The Post (The Washington Post) is a thriller set in the immediate pre-Watergate Washington of Richard Nixon.
The story is set in the newsroom of the Washington Post.
Driving the story is the relationship between the Tom Hanks and Meryl Streep characters.
Steven Spielberg expertly crafts tension into what could have been simply a tale of talking heads.
There are no adrenalin pumping murders, violence or heart pounding chases. What you do get is a very invigorating work out for your brain following the intricacies of the plot.
Indeed I would say it ranks alongside masterpieces such as The West Wing and All The Presidents Men.

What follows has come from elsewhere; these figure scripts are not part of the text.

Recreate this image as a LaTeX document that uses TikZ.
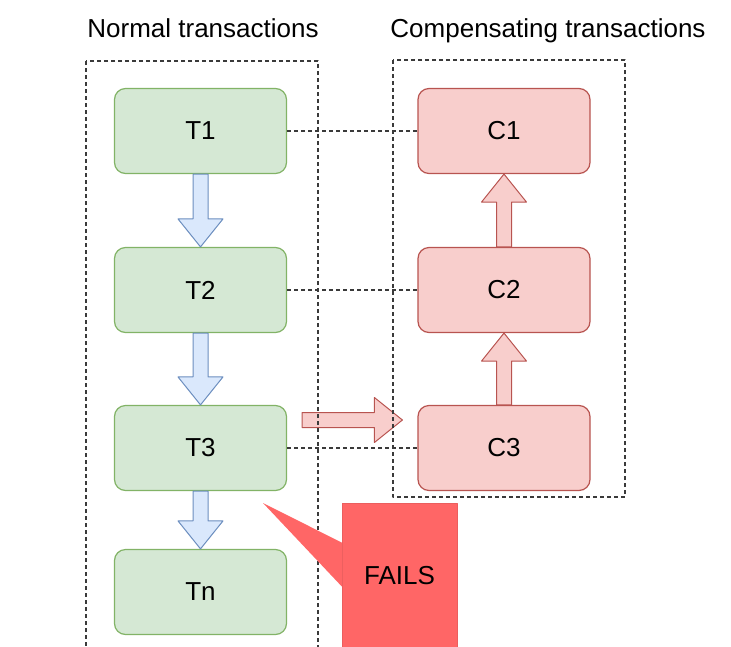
\documentclass[tikz,border=0pt]{standalone}
\usepackage{fontspec}
\setmainfont{Liberation Sans}
\usetikzlibrary{calc}
\definecolor{tfill}{HTML}{D5E8D4}
\definecolor{tline}{HTML}{82B366}
\definecolor{cfill}{HTML}{F8CECC}
\definecolor{cline}{HTML}{B85450}
\definecolor{afill}{HTML}{DAE8FC}
\definecolor{aline}{HTML}{6C8EBF}
\definecolor{failred}{HTML}{FF6666}
\definecolor{dashgray}{HTML}{3A3A3A}
\tikzset{
  fat arrow/.style={line width=1pt,to path={
    ($(\tikztostart)!7.5pt!90:(\tikztotarget)$)
    -- ($(\tikztotarget)!28pt!(\tikztostart)!7.5pt!90:(\tikztotarget)$)
    -- ($(\tikztotarget)!28pt!(\tikztostart)!22.5pt!90:(\tikztotarget)$)
    -- (\tikztotarget)
    -- ($(\tikztotarget)!28pt!(\tikztostart)!22.5pt!-90:(\tikztotarget)$)
    -- ($(\tikztotarget)!28pt!(\tikztostart)!7.5pt!-90:(\tikztotarget)$)
    -- ($(\tikztostart)!7.5pt!-90:(\tikztotarget)$) -- cycle}},
}
\begin{document}
\begin{tikzpicture}[x=1pt,y=-1pt,font=\fontsize{26}{30}\selectfont,line join=round,
  tbox/.style={draw=tline,fill=tfill,line width=1.2pt,rounded corners=11pt,minimum width=172pt,minimum height=85pt},
  cbox/.style={draw=cline,fill=cfill,line width=1.2pt,rounded corners=11pt,minimum width=172pt,minimum height=85pt},
  bluearrow/.style={fat arrow,draw=aline,fill=afill},
  redarrow/.style={fat arrow,draw=cline,fill=cfill},
  link/.style={draw=dashgray,line width=1.3pt,dash pattern=on 4pt off 3pt},
  group/.style={draw=dashgray,line width=1.3pt,dash pattern=on 4pt off 3pt}]
	\useasboundingbox (0,0) rectangle (731,646);
	\clip (0,0) rectangle (731,646);
	
	\node[anchor=base] (normal) at (203,37.5) {Normal transactions};
	\node[anchor=base] (comp) at (548,37.5) {Compensating transactions};
	
	\node[tbox] (t1) at (200.5,131) {T1};
	\node[tbox] (t2) at (200.5,290) {T2};
	\node[tbox] (t3) at (200.5,448) {T3};
	\node[tbox] (tn) at (200.5,592) {Tn};
	\node[cbox] (c1) at (504,131) {C1};
	\node[cbox] (c2) at (504,290) {C2};
	\node[cbox] (c3) at (504,448) {C3};
	
	\draw[bluearrow] (t1.south) to (t2.north);
	\draw[bluearrow] (t2.south) to (t3.north);
	\draw[bluearrow] (t3.south) to (tn.north);
	\draw[redarrow] (c3.north) to (c2.south);
	\draw[redarrow] (c2.north) to (c1.south);
	\coordinate (fromT3) at ($(t3.east)+(15,-28)$);
	\coordinate (toC3) at ($(c3.west)+(-15,-28)$);
	\draw[redarrow] (fromT3) to (toC3);
	
	\draw[link] (t1.east) -- (c1.west);
	\draw[link] (t2.east) -- (c2.west);
	\draw[link] (t3.east) -- (c3.west);
	
	\draw[group] (86,61) rectangle (318,680);
	\draw[group] (393,60) rectangle (625,497);
	
	\node[fill=failred,draw=failred!92!black,line width=0.6pt,minimum width=115pt,minimum height=146pt] (fails) at (399.5,576) {FAILS};
	\coordinate (failtip) at (263,503);
	\fill[failred] ($(fails.north west)+(0.3,40)$) -- (failtip) -- ($(fails.north west)+(0.3,84)$) -- cycle;
\end{tikzpicture}
\end{document}
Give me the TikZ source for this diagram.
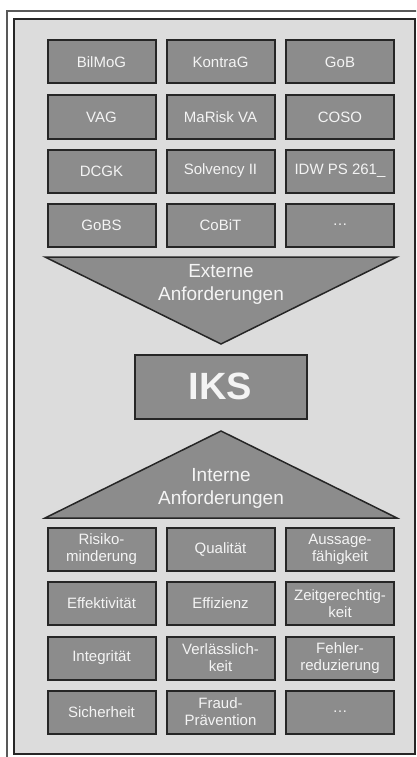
\documentclass[tikz,border=0pt]{standalone}
\usepackage{fontspec}
\setmainfont{Liberation Sans}
\definecolor{bgpanel}{HTML}{DCDCDC}
\definecolor{boxfill}{HTML}{8C8C8C}
\definecolor{boxline}{HTML}{262626}
\definecolor{boxtext}{HTML}{F4F4F4}
\begin{document}
\begin{tikzpicture}[x=1pt,y=-1pt,
  gbox/.style={draw=boxline,line width=2pt,fill=boxfill,minimum width=108pt,minimum height=43pt,
    inner sep=1pt,align=center,text=boxtext,font=\fontsize{15}{17}\selectfont},
  tri/.style={draw=boxline,line width=1.5pt,fill=boxfill,line join=miter},
  tritext/.style={align=center,text=boxtext,font=\fontsize{19}{23}\selectfont}]
\useasboundingbox (0,0) rectangle (416,757);
\clip (0,0) rectangle (416,757);
\fill[white] (0,0) rectangle (416,757);
% outer frame
\draw[color=gray!70!black,line width=1.2pt] (7,11) rectangle (430,770);
% panel
\draw[draw=boxline,line width=2pt,fill=bgpanel] (14,19) rectangle (415,754);
% top grid
\node[gbox] (bilmog) at (101.5,62) {BilMoG};
\node[gbox] (kontrag) at (220.5,62) {KontraG};
\node[gbox] (gob) at (340,62) {GoB};
\node[gbox] (vag) at (101.5,117) {VAG};
\node[gbox] (marisk) at (220.5,117) {MaRisk VA};
\node[gbox] (coso) at (340,117) {COSO};
\node[gbox] (dcgk) at (101.5,171) {DCGK};
\node[gbox] (solv) at (220.5,171) {Solvency II};
\node[gbox] (idw) at (340,171) {IDW PS 261\_};
\node[gbox] (gobs) at (101.5,225) {GoBS};
\node[gbox] (cobit) at (220.5,225) {CoBiT};
\node[gbox] (dots1) at (340,225) {\dots};
% down triangle
\coordinate (dl) at (45,257);
\coordinate (dr) at (397,257);
\coordinate (dapex) at (221,344);
\draw[tri] (dl) -- (dr) -- (dapex) -- cycle;
\node[tritext] (ext) at (221,284) {Externe\\Anforderungen};
% IKS
\node[draw=boxline,line width=2pt,fill=boxfill,minimum width=172pt,minimum height=64pt,
  text=boxtext,font=\fontsize{38}{40}\selectfont\bfseries] (iks) at (220.5,386.5) {IKS};
% up triangle
\coordinate (ul) at (45,518);
\coordinate (ur) at (397,518);
\coordinate (uapex) at (221,431);
\draw[tri] (ul) -- (ur) -- (uapex) -- cycle;
\node[tritext] (int) at (221,488) {Interne\\Anforderungen};
% bottom grid
\node[gbox] (risk) at (101.5,549.5) {Risiko-\\minderung};
\node[gbox] (qual) at (220.5,549.5) {Qualität};
\node[gbox] (auss) at (340,549.5) {Aussage-\\fähigkeit};
\node[gbox] (effe) at (101.5,603.5) {Effektivität};
\node[gbox] (effi) at (220.5,603.5) {Effizienz};
\node[gbox] (zeit) at (340,603.5) {Zeitgerechtig-\\keit};
\node[gbox] (integ) at (101.5,658) {Integrität};
\node[gbox] (verl) at (220.5,658) {Verlässlich-\\keit};
\node[gbox] (fehl) at (340,658) {Fehler-\\reduzierung};
\node[gbox] (sich) at (101.5,712) {Sicherheit};
\node[gbox] (fraud) at (220.5,712) {Fraud-\\Prävention};
\node[gbox] (dots2) at (340,712) {\dots};
\end{tikzpicture}
\end{document}
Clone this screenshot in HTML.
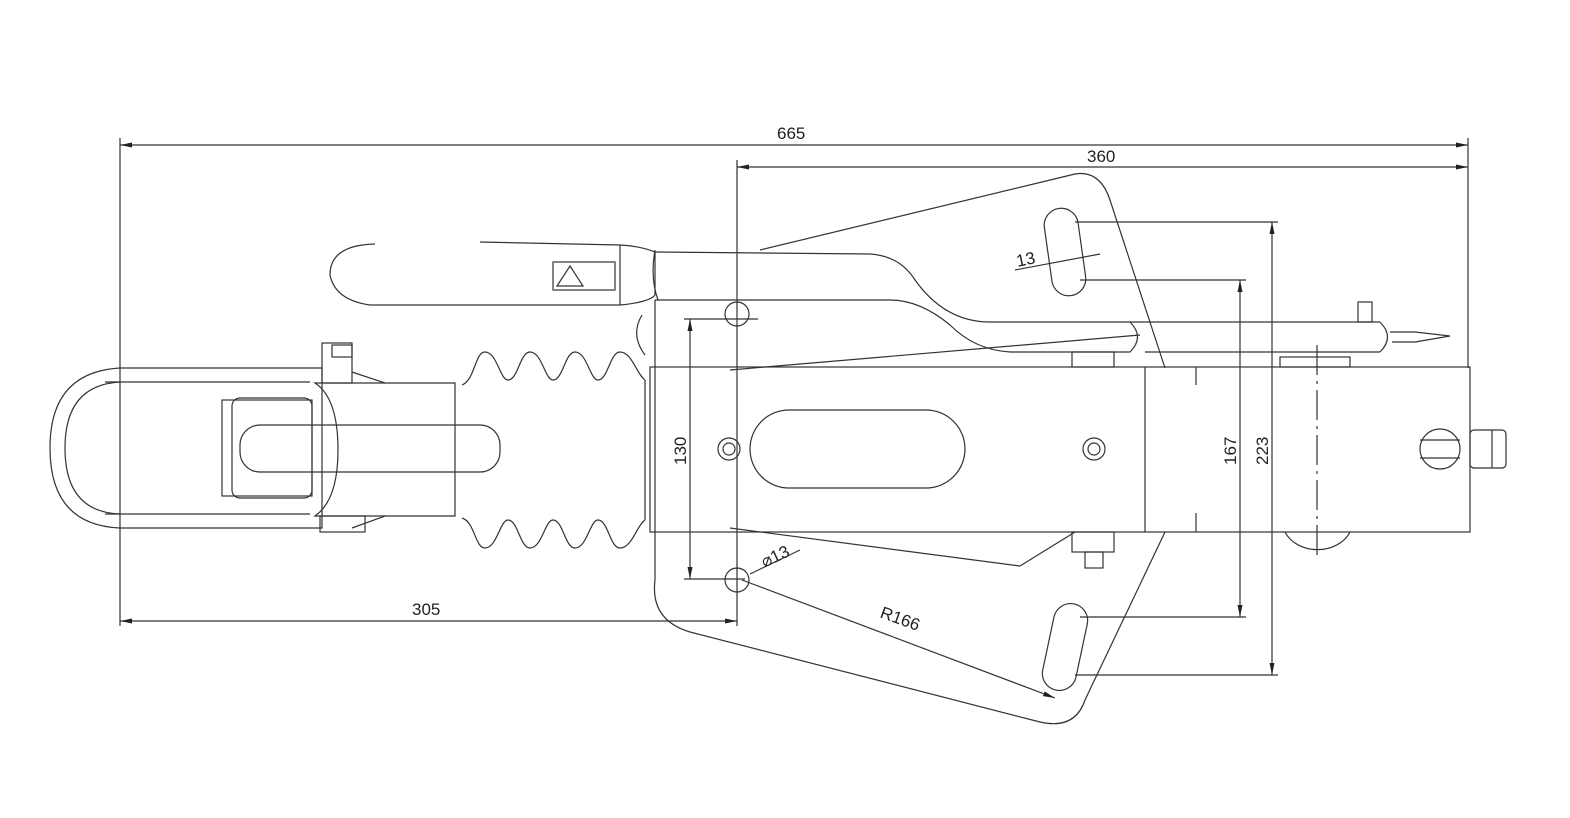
<!DOCTYPE html>
<html><head><meta charset="utf-8"><style>
html,body{margin:0;padding:0;background:#fff;}
svg{display:block;}
text{font-family:"Liberation Sans",sans-serif;font-size:17px;fill:#222;}
</style></head><body>
<svg width="1570" height="818" viewBox="0 0 1570 818" xmlns="http://www.w3.org/2000/svg">
<defs>
<marker id="a" markerWidth="12" markerHeight="6" refX="12" refY="3" orient="auto-start-reverse" markerUnits="userSpaceOnUse"><path d="M0,0.5 L12,3 L0,5.5z" fill="#222"/></marker>
</defs>
<g fill="none" stroke="#333" stroke-width="1.2">
<line x1="120" y1="138" x2="120" y2="626"/>
<line x1="1468" y1="138" x2="1468" y2="368"/>
<line x1="737" y1="160" x2="737" y2="626"/>
<line x1="120" y1="145" x2="1468" y2="145" marker-start="url(#a)" marker-end="url(#a)"/>
<line x1="737" y1="167" x2="1468" y2="167" marker-start="url(#a)" marker-end="url(#a)"/>
<line x1="120" y1="621" x2="737" y2="621" marker-start="url(#a)" marker-end="url(#a)"/>
<line x1="690" y1="319" x2="690" y2="579" marker-start="url(#a)" marker-end="url(#a)"/>
<line x1="684" y1="319" x2="758" y2="319"/><line x1="684" y1="579" x2="745" y2="579"/>
<line x1="1240" y1="280" x2="1240" y2="617" marker-start="url(#a)" marker-end="url(#a)"/>
<line x1="1272" y1="222" x2="1272" y2="675" marker-start="url(#a)" marker-end="url(#a)"/>
<line x1="1080" y1="280" x2="1246" y2="280"/><line x1="1080" y1="617" x2="1246" y2="617"/>
<line x1="1075" y1="222" x2="1278" y2="222"/><line x1="1075" y1="675" x2="1278" y2="675"/>
<line x1="1015" y1="270" x2="1100" y2="254"/>
<line x1="750" y1="574" x2="800" y2="550"/>
<line x1="742" y1="580" x2="1055" y2="698" marker-end="url(#a)"/>
<!-- plate -->
<path d="M760,250 L1075,174 Q1100,170 1110,200 L1165,368"/>
<path d="M655,580 Q650,620 690,632 L1040,722 Q1075,730 1085,700 L1165,532"/>
<line x1="655" y1="300" x2="655" y2="580"/>
<line x1="730" y1="370" x2="1140" y2="335"/>
<line x1="730" y1="528" x2="1020" y2="566"/><line x1="1020" y1="566" x2="1075" y2="532"/>
<rect x="1048" y="208" width="34" height="88" rx="17" transform="rotate(-8 1065 252)"/>
<rect x="1048" y="603" width="34" height="88" rx="17" transform="rotate(12 1065 647)"/>
<circle cx="737" cy="314" r="12"/><circle cx="737" cy="580" r="12"/>
<!-- main tube -->
<rect x="650" y="367" width="820" height="165"/>
<line x1="1145" y1="367" x2="1145" y2="532"/>
<line x1="1196" y1="367" x2="1196" y2="385"/><line x1="1196" y1="513" x2="1196" y2="532"/>
<line x1="1317" y1="345" x2="1317" y2="555" stroke-dasharray="30,6,3,6"/>
<path d="M1285,532 A35,28 0 0 0 1350,532"/>
<rect x="750" y="410" width="215" height="78" rx="39"/>
<circle cx="729" cy="449" r="11"/><circle cx="729" cy="449" r="6"/>
<circle cx="1094" cy="449" r="11"/><circle cx="1094" cy="449" r="6"/>
<circle cx="1440" cy="449" r="20"/><line x1="1420" y1="440" x2="1460" y2="440"/><line x1="1420" y1="458" x2="1460" y2="458"/>
<rect x="1470" y="430" width="36" height="38" rx="4"/><line x1="1492" y1="430" x2="1492" y2="468"/>
<!-- handle bar -->
<path d="M655,252 L870,254 Q900,256 915,280 Q945,322 990,322 L1130,322 Q1145,337 1130,352 L1010,352 Q975,350 950,325 Q920,300 890,300 L655,300"/>
<line x1="1130" y1="322" x2="1380" y2="322"/>
<line x1="1145" y1="352" x2="1380" y2="352"/>
<path d="M1380,322 Q1395,337 1380,352"/>
<rect x="1358" y="302" width="14" height="20"/>
<path d="M1390,332 L1415,332 L1450,336 L1415,342 L1392,342"/>
<rect x="1280" y="357" width="70" height="10"/>
<rect x="1072" y="352" width="42" height="15"/>
<rect x="1072" y="532" width="42" height="20"/><rect x="1085" y="552" width="18" height="16"/>
<!-- handle -->
<path d="M375,244 Q330,245 330,275 Q335,300 370,305 L620,305 Q650,302 655,295 L655,252 Q640,246 620,245 L480,242"/>
<line x1="620" y1="245" x2="620" y2="305"/>
<path d="M655,250 Q650,278 658,300"/>
<rect x="553" y="262" width="62" height="28"/>
<path d="M557,286 L570,266 L583,286z"/>
<path d="M642,315 Q630,335 645,355"/>
<!-- bellows -->
<path d="M462,385 C475,380 475,352 485,352 C497,352 500,380 508,380 C518,380 520,352 530,352 C542,352 545,380 553,380 C563,380 565,352 575,352 C587,352 590,380 598,380 C608,380 610,352 620,352 C632,352 637,375 645,380"/>
<path d="M462,518 C475,522 475,548 485,548 C497,548 500,520 508,520 C518,520 520,548 530,548 C542,548 545,520 553,520 C563,520 565,548 575,548 C587,548 590,520 598,520 C608,520 610,548 620,548 C632,548 637,525 645,520"/>
<line x1="645" y1="380" x2="645" y2="520"/>
<!-- coupling head -->
<path d="M120,368 Q50,372 50,448 Q50,525 120,528 L322,528 L322,368z"/>
<path d="M120,382 Q65,385 65,448 Q65,512 120,514"/>
<line x1="105" y1="382" x2="310" y2="382"/><line x1="105" y1="514" x2="310" y2="514"/>
<path d="M315,383 L455,383 L455,516 L315,516 Q338,500 338,450 Q338,398 315,383z"/>
<rect x="232" y="398" width="80" height="100" rx="8"/>
<rect x="222" y="400" width="90" height="96"/>
<rect x="240" y="425" width="260" height="47" rx="20"/>
<rect x="322" y="343" width="30" height="40"/><rect x="332" y="345" width="20" height="12"/>
<rect x="320" y="516" width="45" height="16"/>
<path d="M352,372 L385,383 M352,528 L385,516"/>
</g>
<g>
<text x="777" y="139">665</text>
<text x="1087" y="162">360</text>
<text x="412" y="615">305</text>
<text x="1016" y="265" transform="rotate(-12 1026 258)">13</text>
<text x="760" y="562" transform="rotate(-25 775 555)">⌀13</text>
<text x="876" y="625" transform="rotate(20 900 630)">R166</text>
<text transform="translate(686,465) rotate(-90)">130</text>
<text transform="translate(1236,465) rotate(-90)">167</text>
<text transform="translate(1268,465) rotate(-90)">223</text>
</g>
</svg>
</body></html>
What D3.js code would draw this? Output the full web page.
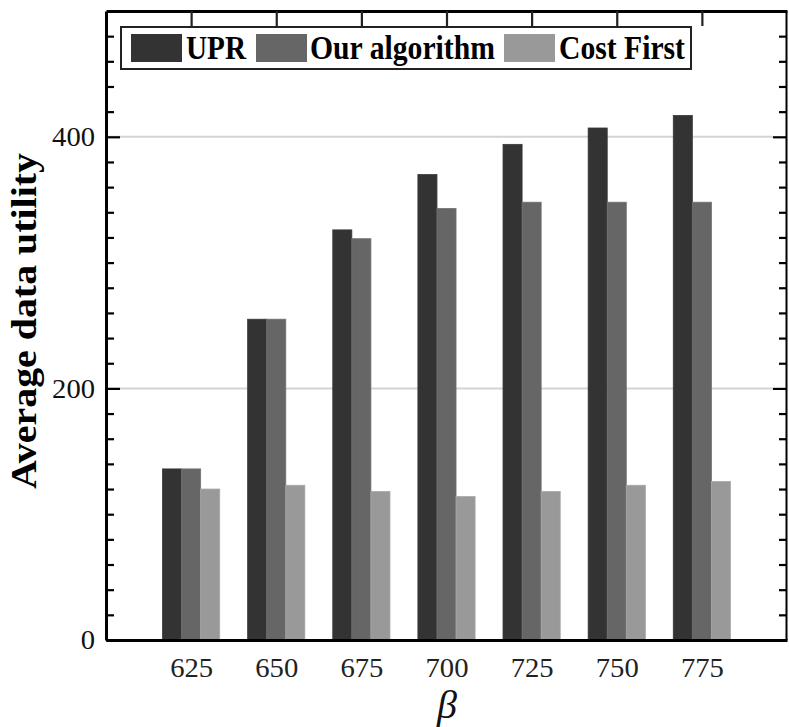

I found this to be an intelligent political drama and thriller, which left me feeling very satisfied.
Strongly recommended with 5 out of five stars.
The Death of Stalin has bee created by Armando Iannucci and David Schneider. You can expect the foul language and biting dark humour of Iannucci’s various television projects for which he is famous.
A large cast of recognisable actors inhabit the characters at the top of Russians political and military hierarchy. These include Jason Isaacs, Andrea Riseborough, Steve Buscemi, Jeffrey Tambour, Michael Palin and Paul Whitehouse.
The events before and after the death of Stalin are treated as a pantomime of opposing ambitions, jealousy and incompetence. However, custard pies are replaced by copious numbers of executions. Running in parallel are stories of families torn open by divisions, massacres and exploitation.
On top of this is the paranoid fear of Stalin that is ingrained into the population, from politicians to musicians and housekeepers who looked after him. This is made believable by not making the actors adopt stereotypical Russian accents. Their natural voices are used to great effect to portray the mix of regions they came from within Russia. It also makes the cacophony of arguing voices easier to follow.
In our age of less than conventional politicians, it is only too easy to suspect the events as shown in this film, may be underplaying the reality of what really happened when Stalin died.
This is a well made political satire. Four out of five stars awarded.